Senator Hassan started her questioning to Defense Department officials stating, “It’s vital that communities have confidence that when the Defense Department identifies emerging contaminants, that the Department reacts quickly to protect the health of those in exposed communities. One of the concerning findings in the Inspector General report is that the Defense Department’s Emerging Contaminants Program put two PFAS chemicals on a watch list in 2011, but no additional action was taken at that time. Mr. Kidd, what changes would you make to ensure that this type of needless and harmful delay doesn’t occur again? ”


In response, Richard G. Kidd, Deputy Assistant Secretary for Environment and Energy Resilience at DoD, said, “We’re going to strengthen the muscle movement in the department in terms of looking at the chemicals, getting the reports, and bringing it to [the Emerging Chemicals of Concern Government Council] for a decision.”


Senator Hassan also secured a commitment from DoD to “revise its instructions and procedures, to ensure that officials develop risk management actions and proactively identify and mitigate PFAS chemicals early in the process” as quickly as possible.


In addition, Senator Hassan pressed DoD officials to assess PFAS contaminant effect from all potential sources and pushed for federal agencies to work proactively to alert veterans about potential PFAS exposure.


Introducing Andrea Amico & Urging Further DoD Support for Communities


For the second part of the hearing, Senator Hassan brought Portsmouth resident Andrea Amico, founder of Testing for Pease, as one of the hearing’s witnesses to further underscore the need to address PFAS contamination. Amico previously testified before Senator Hassan and colleagues at the first-ever Senate hearing on PFAS in 2018.


“Mrs. Amico was rightfully concerned when media reports began to surface that an emergent contaminant called PFAS had gotten into the water that her children drank at their day care center. Fearing for their health, and the health of her neighbors, Mrs. Amico began her critical advocacy,” said Senator Hassan during her introduction. “In New Hampshire, we bring an all-hands-on-deck spirit to solving our problems, and Mrs. Amico brings that to her work every day, rolling up her sleeves and bringing her community together to address PFAS contamination.”

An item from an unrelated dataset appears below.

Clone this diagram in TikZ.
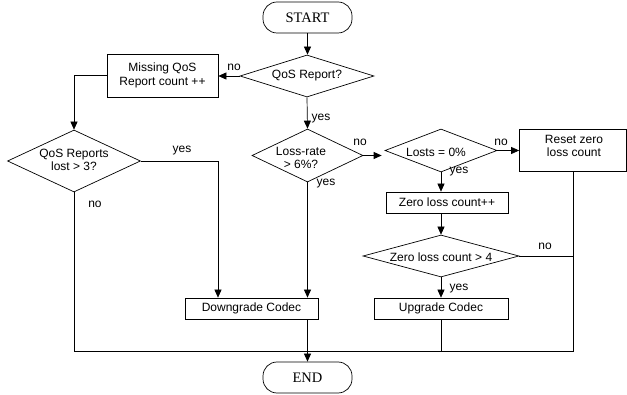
\documentclass[tikz,border=0pt]{standalone}
\usepackage{fontspec}
\setmainfont{Liberation Sans}
\newfontfamily\serifx{Liberation Serif}
\usetikzlibrary{shapes.geometric,arrows.meta}
\begin{document}
\begin{tikzpicture}[x=1pt,y=-1pt,line width=0.7pt,
  every node/.style={font=\fontsize{12}{13.5}\selectfont},
  term/.style={draw,rounded corners=14pt,minimum width=89pt,minimum height=31pt,inner sep=0pt,font=\serifx\fontsize{14.5}{16}\selectfont},
  box/.style={draw,rectangle,inner sep=0pt,align=center},
  dia/.style={draw,diamond,inner sep=0pt},
  lbl/.style={inner sep=0pt,align=center},
  arr/.style={-{Triangle[length=8pt,width=7pt]}}]
\useasboundingbox (0,0) rectangle (627,395);
\node[term] (start) at (307.5,17.5) {START};
\node[dia,minimum width=134pt,minimum height=42pt] (q1) at (307,76) {};
\node[lbl] (q1t) at (307,76) {QoS Report?};
\node[box,minimum width=111pt,minimum height=43pt] (miss) at (162.5,75.5) {Missing QoS\\Report count ++};
\node[dia,minimum width=133pt,minimum height=62pt] (qlost) at (74,161) {};
\node[lbl] (qlostt) at (74,160) {QoS Reports\\lost > 3?};
\node[dia,minimum width=111pt,minimum height=53pt] (loss) at (307.5,155.5) {};
\node[lbl] (losst) at (301,158) {Loss-rate\\> 6\%?};
\node[dia,minimum width=112pt,minimum height=43pt] (losts) at (441,150.5) {};
\node[lbl] (lostst) at (436,152) {Losts = 0\%};
\node[box,minimum width=107pt,minimum height=42pt] (reset) at (573,150) {};
\node[lbl] (resett) at (574,146) {Reset zero\\loss count};
\node[box,minimum width=122pt,minimum height=21pt] (zinc) at (447,202.5) {Zero loss count++};
\node[dia,minimum width=156pt,minimum height=42pt] (z4) at (441,256) {};
\node[lbl] (z4t) at (441,257) {Zero loss count > 4};
\node[box,minimum width=134pt,minimum height=21pt] (up) at (441,308.5) {Upgrade Codec};
\node[box,minimum width=133pt,minimum height=21pt] (down) at (251.5,308.5) {Downgrade Codec};
\node[term] (end) at (307.5,377.5) {END};
% labels
\node[lbl] (l1) at (234,67) {no};
\node[lbl] (l2) at (321,119) {yes};
\node[lbl] (l3) at (182,151) {yes};
\node[lbl] (l4) at (95,204) {no};
\node[lbl] (l5) at (360,142) {no};
\node[lbl] (l6) at (326,184) {yes};
\node[lbl] (l7) at (501,142) {no};
\node[lbl] (l8) at (459,172) {yes};
\node[lbl] (l9) at (545,246) {no};
\node[lbl] (l10) at (459,289) {yes};
% connectors
\draw[arr] (start.south) -- (start.south |- q1.north);
\draw[arr] (q1.west) -- (q1.west -| miss.east);
\draw[arr] (miss.west) -| (qlost.north);
\draw[arr] (qlost.east) -| ([xshift=-33.5pt]down.north);
\draw[arr] (q1.south) -- (loss.north);
\draw[arr] (loss.south) -- (loss.south |- down.north);
\draw[arr] (loss.east) -- ([xshift=-3pt]loss.east -| losts.west);
\draw[arr] (losts.east) -- (losts.east -| reset.west);
\draw[arr] (losts.south) -- (losts.south |- zinc.north);
\draw[arr] (zinc.south -| z4.north) -- (z4.north);
\draw (z4.east) -- (z4.east -| reset.south);
\draw[arr] (z4.south) -- (up.north);
\coordinate (merge) at (307.5,351);
\draw (qlost.south) |- (merge);
\draw (reset.south) |- (merge);
\draw (up.south) -- (up.south |- merge);
\draw[arr] (end.north |- down.south) -- (end.north);
\end{tikzpicture}
\end{document}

Senator Hassan asked Mrs. Amico to share her recommendations about how DoD can better communicate with communities impacted by PFAS contamination. Mrs. Amico urged DoD to host routine listening sessions with local communities, improve transparency by allowing more access to exposure data, and improve relations with local Restoration Advisory Boards and Restoration Advisory Committees.


Senator Hassan and Mrs. Amico also discussed how some New Hampshire communities do not get alternative water sources from DoD if there is PFAS contamination levels higher than New Hampshire’s PFAS standard but lower than the Environmental Protection Agency’s threshold. “The DoD will not provide alternative water to those homes…that’s a problem because first and foremost that does not protect public health,” said Mrs. Amico.